The Conscience: Chapter 34 continues.
       James watched the scene, a very emotional scene in front of him. He didn't know whether to feel relieved, elated or puzzled. He had learned so much peersonally from that small act of kndness from Jeffery. Yet, he saw next to Jeffery a woman who must have a amazing patience for sticking with a weak man who had been such a loser for so long. A woman who had endured the ugliness of a drunk for the major part of her life. What kind of love is that, he wondered. As over the years he sought and learned more about the whereabouts of Morgan, he had trouble justifying the differnce between a man who showed courage in one instance, and lacked it entirely by hiding the body. And, himself from reality.
      "You've known this for thrity years. Thirty years during which I have could have ruined a family. tested beyond anything close to normalcy the love of a woman." Jeffery was showing anger, and James "Brainy" Smith, withdrew involuntarily. James was about to speak, not really knowing what to say, when Jeffery continued.

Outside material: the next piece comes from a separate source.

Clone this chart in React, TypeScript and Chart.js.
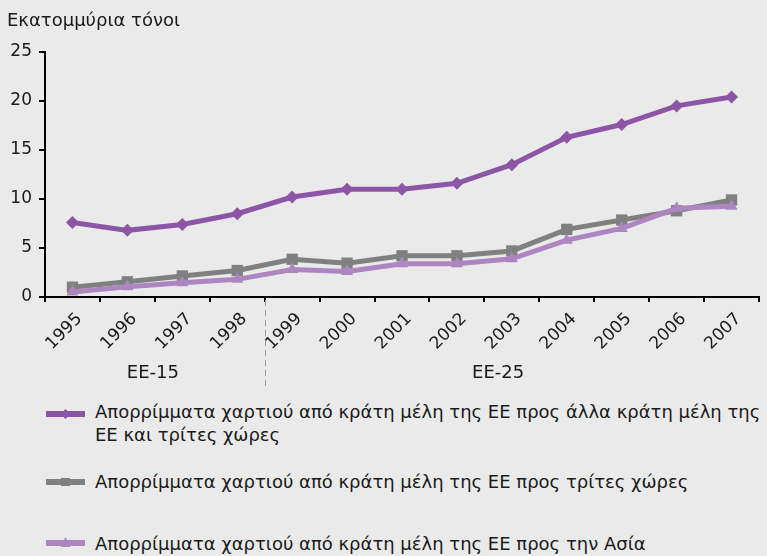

      "I only have myself to blame. Don't I James. I left her there. I hid the truth. There was no way you could reach me, not in those black days in society..." Jeff looked up, now smiling, a little. "Oh sorry James, "those bleak days." James now smiled in return.
      "What is going on here," Evvy had stood up and was looking at the two of them demanding an explanantion. Jeff didn't tap his breast pocket.

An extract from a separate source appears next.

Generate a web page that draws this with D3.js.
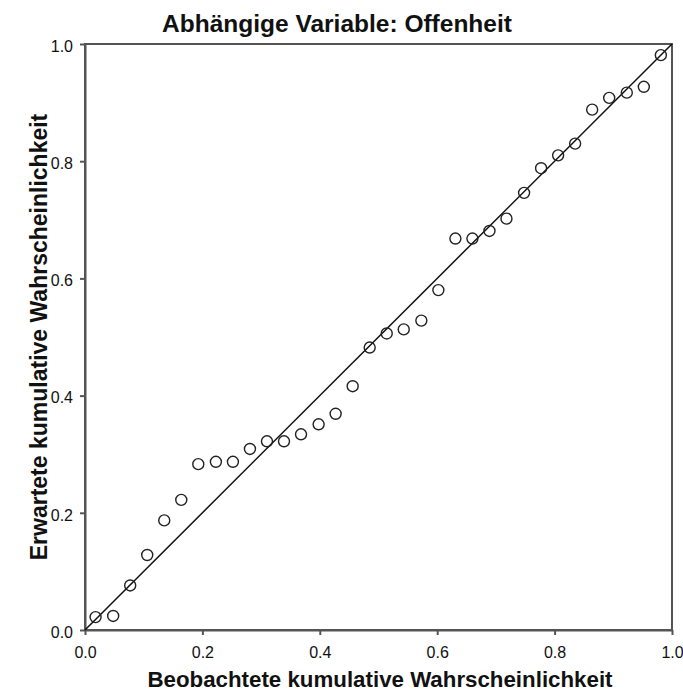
<!DOCTYPE html>
<html>
<head>
<meta charset="utf-8">
<script src="https://cdn.jsdelivr.net/npm/d3@7"></script>
<style>
  body { margin: 0; background: #fff; }
  text { font-family: Arial, "Liberation Sans", sans-serif; fill: #111; }
</style>
</head>
<body>
<svg width="683" height="700"></svg>
<script>
// observed cumulative probability (x) and expected cumulative probability (y)
var observed = [0.018, 0.048, 0.077, 0.106, 0.135, 0.164, 0.193, 0.223, 0.252, 0.281,
                0.310, 0.339, 0.368, 0.398, 0.427, 0.456, 0.485, 0.514, 0.543, 0.573,
                0.602, 0.631, 0.660, 0.689, 0.718, 0.748, 0.777, 0.806, 0.835, 0.864,
                0.893, 0.923, 0.952, 0.981];
var expected = [0.022, 0.024, 0.076, 0.128, 0.187, 0.222, 0.283, 0.287, 0.287, 0.309,
                0.322, 0.322, 0.334, 0.351, 0.369, 0.416, 0.482, 0.506, 0.513, 0.528,
                0.580, 0.668, 0.668, 0.681, 0.702, 0.746, 0.788, 0.810, 0.830, 0.888,
                0.908, 0.917, 0.927, 0.981];
var ticks = [0, 0.2, 0.4, 0.6, 0.8, 1.0];

var points = observed.map(function(d, i) { return {x: d, y: expected[i]}; });

var margin = {top: 44, right: 11, bottom: 70, left: 85},
    width = 683 - margin.left - margin.right,
    height = 700 - margin.top - margin.bottom;

var svg = d3.select('svg')
  .append('g')
  .attr('transform', 'translate(' + margin.left + ',' + margin.top + ')');

var xScale = d3.scaleLinear().domain([0, 1]).range([0, width]),
    yScale = d3.scaleLinear().domain([0, 1]).range([height, 0]);

var xAxis = d3.axisBottom(xScale).tickValues(ticks).tickFormat(d3.format('.1f')).tickSize(5).tickSizeOuter(0),
    yAxis = d3.axisLeft(yScale).tickValues(ticks).tickFormat(d3.format('.1f')).tickSize(5).tickSizeOuter(0);

// frame
svg.append('rect')
  .attr('width', width)
  .attr('height', height)
  .attr('fill', 'none')
  .attr('stroke', '#555')
  .attr('stroke-width', 2);

var gx = svg.append('g')
  .attr('transform', 'translate(0,' + height + ')')
  .call(xAxis);
var gy = svg.append('g')
  .call(yAxis);

[gx, gy].forEach(function(g) {
  g.select('.domain').attr('stroke', '#555').attr('stroke-width', 2);
  g.selectAll('.tick line').attr('stroke', '#555').attr('stroke-width', 2);
  g.selectAll('.tick text').style('font-size', '16px').attr('fill', '#222');
});
gx.selectAll('.tick text').attr('y', 28).attr('dy', 0);
gy.selectAll('.tick text').attr('dx', '-4px').attr('dy', '0.45em');

// diagonal reference line
svg.append('line')
  .attr('x1', xScale(0)).attr('y1', yScale(0))
  .attr('x2', xScale(1)).attr('y2', yScale(1))
  .attr('stroke', '#111')
  .attr('stroke-width', 1.5);

svg.selectAll('.dot')
  .data(points)
  .enter().append('circle')
  .attr('class', 'dot')
  .attr('r', 5.5)
  .attr('cx', function(d) { return xScale(d.x); })
  .attr('cy', function(d) { return yScale(d.y); })
  .attr('fill', 'none')
  .attr('stroke', '#222')
  .attr('stroke-width', 1.4);

// title
d3.select('svg').append('text')
  .attr('x', 337)
  .attr('y', 32)
  .attr('text-anchor', 'middle')
  .style('font-size', '24.5px')
  .style('font-weight', 'bold')
  .text('Abhängige Variable: Offenheit');

// x axis label
d3.select('svg').append('text')
  .attr('x', 380)
  .attr('y', 687)
  .attr('text-anchor', 'middle')
  .style('font-size', '22.3px')
  .style('font-weight', 'bold')
  .text('Beobachtete kumulative Wahrscheinlichkeit');

// y axis label
d3.select('svg').append('text')
  .attr('transform', 'translate(47,' + 337 + ') rotate(-90)')
  .attr('text-anchor', 'middle')
  .style('font-size', '23px')
  .style('font-weight', 'bold')
  .text('Erwartete kumulative Wahrscheinlichkeit');
</script>
</body>
</html>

      Jeff told her the entire story, of what he did, what he hid and how James accusing eyes had followed him everywhere for almost 30 years, at work, while he slept and even at times when they were making love. Evvy didn't know whether to be happy or mad or take a cleaver to his head. She really had no idea about what to say.
      "Would you like a drink, James?" Jeff had risen and went over to the mini bar.
      "No thanks, my body has had enough stimulation for day or two!"
      "I don't either," he grabbed Evvy's hand. "So, what happened to the girl, I can't even remember her name, only those awful dead eyes.
      "It was Sally. Sally Southfield." James began the rest of the story.

The Answer:
Bill Murray heads the list and is followed in order by Will Ferrell, Phil Hartman, John Belushi, Chris Farley, Dan Ackroyd, Tina Fey, Eddie Murphy, Dana Carvey, Mike Meyers, Adam Sandler, Gilda Radnor, Kristin Wiig, Chevy Chase, Jimmy Fallon, Amy Poehler, Steve Martin, Bill Hader, Chris Rock and Jason Sudeikis. In the next ten we have Norm McDonald, Darrell Hammond, Jon Lovitz, Billy Crystal, Martin Short, Jane Curtin, David Spade Kevin Nealon, Christopher Walken and Andy Sandberg. Check out te entire fifty -- http://www.ranker.com/crowdranked-list/the-best-snl-castmembers-of-all-timehttp://

I'm surprised that Steve Martin, Billy Crystal and Jane Curtin are so low.

The Tids would have been out earlier, but I've been standing in line at the supermarket. On the way home I stopped short, the milk spilled in the back seat --I cried -- and while I was cleaning it up. some birds flew in and ate my bread. So, snuggle in, light the fire, pour a glass of wine or better...and enjoy the Tids. See you tomorrow after I shovel out my grill.